* _Task statement_
Your copy should be exact, beginning at the line containing "Convert this chart to Bokeh code." and ending at the line containing "hatch_color=DARK, hatch_scale=7, hatch_weight=1.2)", with both lines kept and every picture dropped.

* _Data to use_
------------------------------------------------

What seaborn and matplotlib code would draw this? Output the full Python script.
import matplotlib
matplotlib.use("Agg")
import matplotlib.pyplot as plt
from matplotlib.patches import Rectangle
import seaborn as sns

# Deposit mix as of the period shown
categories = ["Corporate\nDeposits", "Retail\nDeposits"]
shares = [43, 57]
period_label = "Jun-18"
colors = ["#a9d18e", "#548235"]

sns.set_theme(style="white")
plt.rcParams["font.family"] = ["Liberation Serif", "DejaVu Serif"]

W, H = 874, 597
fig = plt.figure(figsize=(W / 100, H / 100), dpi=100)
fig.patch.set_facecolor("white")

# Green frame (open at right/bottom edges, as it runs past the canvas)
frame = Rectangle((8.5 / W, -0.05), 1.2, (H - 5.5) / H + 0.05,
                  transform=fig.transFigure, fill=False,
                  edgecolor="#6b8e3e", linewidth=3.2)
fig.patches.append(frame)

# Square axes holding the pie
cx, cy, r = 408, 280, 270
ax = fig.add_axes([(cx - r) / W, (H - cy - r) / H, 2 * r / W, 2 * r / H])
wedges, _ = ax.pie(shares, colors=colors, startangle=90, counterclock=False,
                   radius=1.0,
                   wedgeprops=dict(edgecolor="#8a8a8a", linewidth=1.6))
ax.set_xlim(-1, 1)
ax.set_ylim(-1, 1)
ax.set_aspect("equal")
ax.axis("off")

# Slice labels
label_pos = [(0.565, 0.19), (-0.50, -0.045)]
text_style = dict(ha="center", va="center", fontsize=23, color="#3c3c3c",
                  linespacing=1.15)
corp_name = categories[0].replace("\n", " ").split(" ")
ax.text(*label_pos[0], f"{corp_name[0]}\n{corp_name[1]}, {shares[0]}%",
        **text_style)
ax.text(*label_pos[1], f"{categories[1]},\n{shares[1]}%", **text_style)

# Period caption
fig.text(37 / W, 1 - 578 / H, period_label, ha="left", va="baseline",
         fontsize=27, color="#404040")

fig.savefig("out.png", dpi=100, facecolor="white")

------------------------------------------------

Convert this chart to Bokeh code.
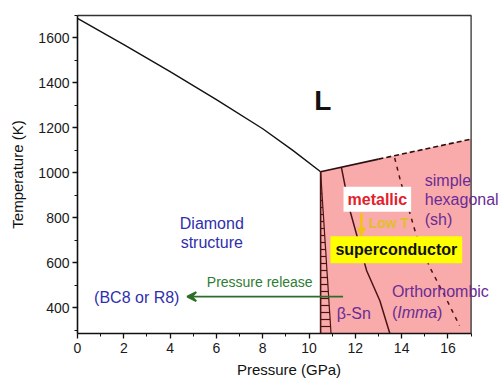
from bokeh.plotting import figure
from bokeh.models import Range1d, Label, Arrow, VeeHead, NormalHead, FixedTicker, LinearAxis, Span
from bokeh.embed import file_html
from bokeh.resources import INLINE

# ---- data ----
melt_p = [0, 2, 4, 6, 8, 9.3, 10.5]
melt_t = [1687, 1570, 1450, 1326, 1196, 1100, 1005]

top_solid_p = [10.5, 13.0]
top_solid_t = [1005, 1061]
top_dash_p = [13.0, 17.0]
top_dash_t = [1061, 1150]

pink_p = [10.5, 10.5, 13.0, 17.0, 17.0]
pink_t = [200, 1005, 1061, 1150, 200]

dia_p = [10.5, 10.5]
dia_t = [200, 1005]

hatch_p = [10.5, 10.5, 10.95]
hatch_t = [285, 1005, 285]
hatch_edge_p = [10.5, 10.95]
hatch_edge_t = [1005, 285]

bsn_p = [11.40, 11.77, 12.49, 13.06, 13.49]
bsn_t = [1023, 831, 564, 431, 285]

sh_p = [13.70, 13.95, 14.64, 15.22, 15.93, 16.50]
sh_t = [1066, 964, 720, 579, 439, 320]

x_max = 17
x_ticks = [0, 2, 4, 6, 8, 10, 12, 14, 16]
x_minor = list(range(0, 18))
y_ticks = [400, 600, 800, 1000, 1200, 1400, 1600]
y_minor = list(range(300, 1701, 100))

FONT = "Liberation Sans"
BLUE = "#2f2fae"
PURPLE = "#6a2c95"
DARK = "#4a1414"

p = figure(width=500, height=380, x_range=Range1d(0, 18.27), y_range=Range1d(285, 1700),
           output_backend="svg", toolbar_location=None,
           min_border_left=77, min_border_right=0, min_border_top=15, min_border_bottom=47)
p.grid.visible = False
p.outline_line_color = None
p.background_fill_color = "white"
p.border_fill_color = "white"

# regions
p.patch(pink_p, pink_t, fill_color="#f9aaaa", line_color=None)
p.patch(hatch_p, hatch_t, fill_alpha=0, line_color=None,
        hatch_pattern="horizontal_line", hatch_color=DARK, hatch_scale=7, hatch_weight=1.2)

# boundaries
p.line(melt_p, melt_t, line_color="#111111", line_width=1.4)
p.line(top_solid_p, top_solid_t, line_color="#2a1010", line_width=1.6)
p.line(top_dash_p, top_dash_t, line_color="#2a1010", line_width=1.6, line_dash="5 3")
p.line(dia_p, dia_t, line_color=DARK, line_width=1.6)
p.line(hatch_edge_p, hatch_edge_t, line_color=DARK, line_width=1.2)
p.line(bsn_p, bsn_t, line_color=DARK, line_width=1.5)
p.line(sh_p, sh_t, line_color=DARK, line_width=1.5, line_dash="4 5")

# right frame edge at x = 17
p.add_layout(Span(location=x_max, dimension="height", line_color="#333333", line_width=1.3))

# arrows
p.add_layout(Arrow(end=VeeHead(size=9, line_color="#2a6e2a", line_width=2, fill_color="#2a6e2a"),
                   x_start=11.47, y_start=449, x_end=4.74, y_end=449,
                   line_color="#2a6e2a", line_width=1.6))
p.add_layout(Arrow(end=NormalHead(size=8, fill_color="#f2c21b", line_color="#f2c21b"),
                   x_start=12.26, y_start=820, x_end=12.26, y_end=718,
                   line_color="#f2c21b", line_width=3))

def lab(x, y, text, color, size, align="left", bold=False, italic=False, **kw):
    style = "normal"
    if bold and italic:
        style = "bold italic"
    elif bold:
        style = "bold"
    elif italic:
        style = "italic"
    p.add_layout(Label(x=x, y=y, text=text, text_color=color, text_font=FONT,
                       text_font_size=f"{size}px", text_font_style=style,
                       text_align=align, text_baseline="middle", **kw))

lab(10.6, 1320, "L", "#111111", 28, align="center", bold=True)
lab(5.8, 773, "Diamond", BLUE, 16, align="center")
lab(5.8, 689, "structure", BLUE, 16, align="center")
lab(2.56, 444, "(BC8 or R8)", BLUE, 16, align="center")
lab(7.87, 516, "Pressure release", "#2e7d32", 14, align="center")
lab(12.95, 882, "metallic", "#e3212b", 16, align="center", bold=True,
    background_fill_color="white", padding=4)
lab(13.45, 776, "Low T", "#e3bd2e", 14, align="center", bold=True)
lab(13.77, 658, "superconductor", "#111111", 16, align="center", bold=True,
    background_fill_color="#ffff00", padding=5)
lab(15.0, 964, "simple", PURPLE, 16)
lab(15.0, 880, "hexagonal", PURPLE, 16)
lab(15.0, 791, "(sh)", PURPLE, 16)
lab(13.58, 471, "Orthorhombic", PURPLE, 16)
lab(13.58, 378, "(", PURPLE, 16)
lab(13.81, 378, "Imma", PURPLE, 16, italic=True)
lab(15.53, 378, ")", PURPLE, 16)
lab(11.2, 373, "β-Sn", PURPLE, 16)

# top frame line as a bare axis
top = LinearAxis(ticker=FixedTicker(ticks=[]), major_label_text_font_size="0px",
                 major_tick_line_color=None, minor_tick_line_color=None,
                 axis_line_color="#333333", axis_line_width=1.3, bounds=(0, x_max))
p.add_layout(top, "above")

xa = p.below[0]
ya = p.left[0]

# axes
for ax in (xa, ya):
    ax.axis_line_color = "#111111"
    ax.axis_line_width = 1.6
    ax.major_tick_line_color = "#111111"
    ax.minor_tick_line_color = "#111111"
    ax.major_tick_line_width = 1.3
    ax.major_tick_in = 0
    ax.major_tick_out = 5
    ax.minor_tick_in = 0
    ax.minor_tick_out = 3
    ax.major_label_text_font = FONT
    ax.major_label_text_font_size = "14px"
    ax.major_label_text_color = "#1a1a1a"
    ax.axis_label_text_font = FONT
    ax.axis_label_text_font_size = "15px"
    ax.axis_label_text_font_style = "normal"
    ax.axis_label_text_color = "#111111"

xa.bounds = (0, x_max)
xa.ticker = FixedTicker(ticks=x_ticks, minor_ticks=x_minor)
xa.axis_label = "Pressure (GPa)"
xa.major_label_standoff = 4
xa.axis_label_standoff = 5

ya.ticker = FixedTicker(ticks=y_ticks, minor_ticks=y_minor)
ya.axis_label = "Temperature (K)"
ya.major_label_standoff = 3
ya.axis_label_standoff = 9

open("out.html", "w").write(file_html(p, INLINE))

------------------------------------------------

* _Task response_
Convert this chart to Bokeh code.
from bokeh.plotting import figure
from bokeh.models import Range1d, Label, Arrow, VeeHead, NormalHead, FixedTicker, LinearAxis, Span
from bokeh.embed import file_html
from bokeh.resources import INLINE

# ---- data ----
melt_p = [0, 2, 4, 6, 8, 9.3, 10.5]
melt_t = [1687, 1570, 1450, 1326, 1196, 1100, 1005]

top_solid_p = [10.5, 13.0]
top_solid_t = [1005, 1061]
top_dash_p = [13.0, 17.0]
top_dash_t = [1061, 1150]

pink_p = [10.5, 10.5, 13.0, 17.0, 17.0]
pink_t = [200, 1005, 1061, 1150, 200]

dia_p = [10.5, 10.5]
dia_t = [200, 1005]

hatch_p = [10.5, 10.5, 10.95]
hatch_t = [285, 1005, 285]
hatch_edge_p = [10.5, 10.95]
hatch_edge_t = [1005, 285]

bsn_p = [11.40, 11.77, 12.49, 13.06, 13.49]
bsn_t = [1023, 831, 564, 431, 285]

sh_p = [13.70, 13.95, 14.64, 15.22, 15.93, 16.50]
sh_t = [1066, 964, 720, 579, 439, 320]

x_max = 17
x_ticks = [0, 2, 4, 6, 8, 10, 12, 14, 16]
x_minor = list(range(0, 18))
y_ticks = [400, 600, 800, 1000, 1200, 1400, 1600]
y_minor = list(range(300, 1701, 100))

FONT = "Liberation Sans"
BLUE = "#2f2fae"
PURPLE = "#6a2c95"
DARK = "#4a1414"

p = figure(width=500, height=380, x_range=Range1d(0, 18.27), y_range=Range1d(285, 1700),
           output_backend="svg", toolbar_location=None,
           min_border_left=77, min_border_right=0, min_border_top=15, min_border_bottom=47)
p.grid.visible = False
p.outline_line_color = None
p.background_fill_color = "white"
p.border_fill_color = "white"

# regions
p.patch(pink_p, pink_t, fill_color="#f9aaaa", line_color=None)
p.patch(hatch_p, hatch_t, fill_alpha=0, line_color=None,
        hatch_pattern="horizontal_line", hatch_color=DARK, hatch_scale=7, hatch_weight=1.2)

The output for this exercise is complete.